La société affirme qu’en aucun cas, à aucun moment, ses actions de communication avaient pour but de choquer, de provoquer et encore moins de nuire à l’image de la femme. 

3. L’analyse du Jury 

À titre liminaire, le Jury de déontologie publicitaire rappelle qu’il a reçu de la part de l’Autorité de régulation professionnelle de la publicité (ARPP), qui regroupe les représentants des trois professions intéressées par la publicité (annonceurs, agences, diffuseurs), la mission d’apprécier si les publicités dont il est saisi par des plaignants, personnes physiques ou morales, sont ou non conformes aux Recommandations déontologiques publiées sur le site de l’ARPP, que les professionnels de la publicité se sont donnés à eux-mêmes et qu’ils se sont engagés à respecter.

Il précise que l’association plaignante n’est pas sa « cliente », comme l’indique le représentant de l’annonceur dans les observations qu’il a adressées en réponse à la plainte.

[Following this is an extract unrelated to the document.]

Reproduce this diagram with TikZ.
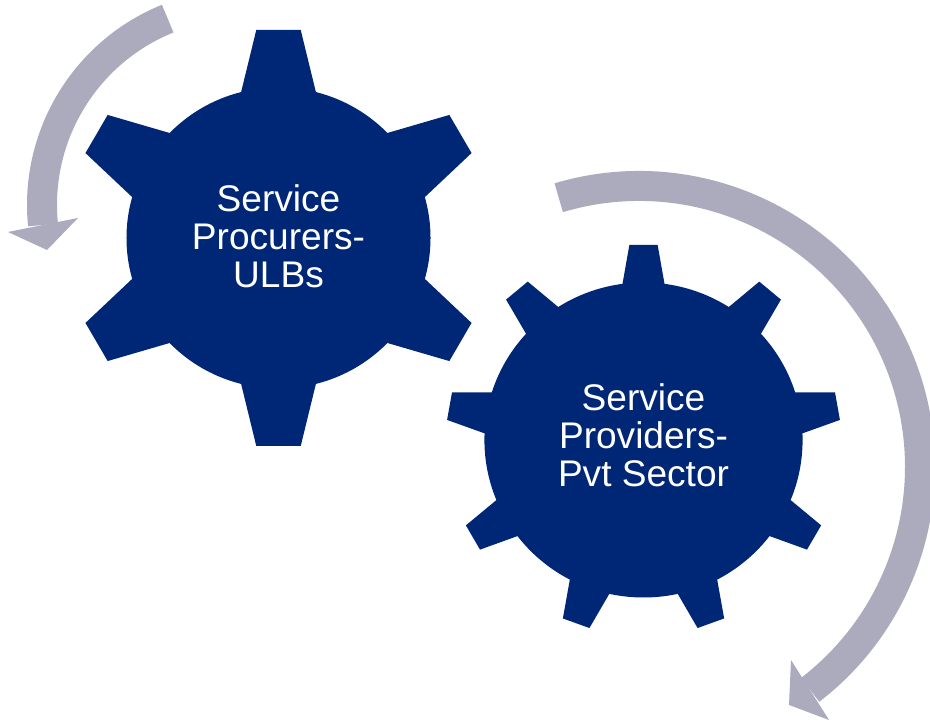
\documentclass[tikz,border=0pt]{standalone}
\usepackage{fontspec}
\setmainfont{Liberation Sans}
\definecolor{gearblue}{HTML}{002776}
\definecolor{arrowgrey}{HTML}{ABABBD}
\tikzset{
    gearfill/.style={fill=gearblue},
    arrowshaft/.style={draw=arrowgrey,line width=22.5pt},
    arrowtip/.style={fill=arrowgrey},
    gearlabel/.style={text=white,align=center,font=\fontsize{27.8}{28.5}\selectfont}
}
\begin{document}
\begin{tikzpicture}[x=0.75pt,y=0.75pt]
    \useasboundingbox (0,0) rectangle (930,724);

    %first gear
    \fill[gearfill,shift={(278.5,486)},xscale=1.01] (0,0) circle (150.5);
    \foreach \ang in {0,60,...,300}{
        \fill[gearfill,shift={(278.5,486)},xscale=1.01,rotate=\ang] (-22,208) -- (22,208) -- (37,146) -- (0,0) -- (-37,146) -- cycle;
    }
    \node[gearlabel] (procurers) at (278.5,488) {Service\\Procurers-\\ULBs};

    %second gear
    \fill[gearfill,shift={(643.5,284)},xscale=1.01] (0,0) circle (157.5);
    \foreach \ang in {0,40,...,320}{
        \fill[gearfill,shift={(643.5,284)},xscale=1.01,rotate=\ang] (-14,195) -- (14,195) -- (21,155) -- (0,0) -- (-21,155) -- cycle;
    }
    \node[gearlabel] (providers) at (643.5,289) {Service\\Providers-\\Pvt Sector};

    %arrow around the first gear
    \draw[arrowshaft] (243,519) ++(112:201) arc[start angle=112,end angle=185.7,radius=201];
    \fill[arrowtip] (8,492) -- (47,474) -- (78,506) -- cycle;

    %arrow around the second gear
    \draw[arrowshaft] (639,257) ++(106.6:281) arc[start angle=106.6,end angle=-52.5,radius=281];
    \fill[arrowtip] (791,64) -- (789,19) -- (829,4) -- cycle;
\end{tikzpicture}
\end{document}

Par ailleurs, en application de l’article 11 de son règlement intérieur, publié sur son site Internet, le JDP peut être saisi par toute personne physique ou morale et il importe peu que la publicité sur laquelle porte la plainte n’ait pas fait l’objet d’autre contestation ou que les entreprises l’ayant diffusée n’aient pas alerté l’annonceur d’une éventuelle non-conformité de sa campagne, ce qui ne saurait, non plus, apporter la démonstration du respect des principes déontologiques.

S’agissant du défaut de conformité aux principes de déontologie publicitaire, le Jury rappelle que la Recommandation « Image de la personne humaine » de l’ARPP dispose en son point 2/1 que : « La publicité ne doit pas réduire la personne humaine, et en particulier la femme, à la fonction d’objet. ». 

Il relève que la première page du site de la société, dont est, semble- t’il, tirée l’affiche, présente l’image d’une femme dont le corps est en partie dénudé et adopte une posture qui n’est pas sans rappeler certains visuels érotiques, ce qui fait écho au slogan « L’empire des sens ». Ainsi la photo qui sert de support à la publicité, si elle est décente, n’en utilise pas moins une image érotisée de la femme, sans lien avec le produit, qui de ce fait la réduit à la fonction d’objet sexuel et ne respecte pas le principe susvisé.

En revanche, les autres visuels apparaissant sur le site n’utilisent pas le même ressort et illustrent des situations mettant en valeur les parquets présentés, sans que les femmes qui y sont montrées le soient comme objet.

En conséquence de ce qui précède, le Jury est d’avis que la page d’accueil du site ainsi que l’affiche qui en reprend le visuel ne sont pas conformes aux dispositions précitées de la Recommandation « Image de la personne humaine » de l’ARPP.

Le présent avis sera publié sur le site internet du Jury de Déontologie Publicitaire.

Avis adopté le vendredi 6 février 2015 par Mme Michel-Amsellem, Présidente, Mmes Drecq et Moggio et MM. Lacan et Leers.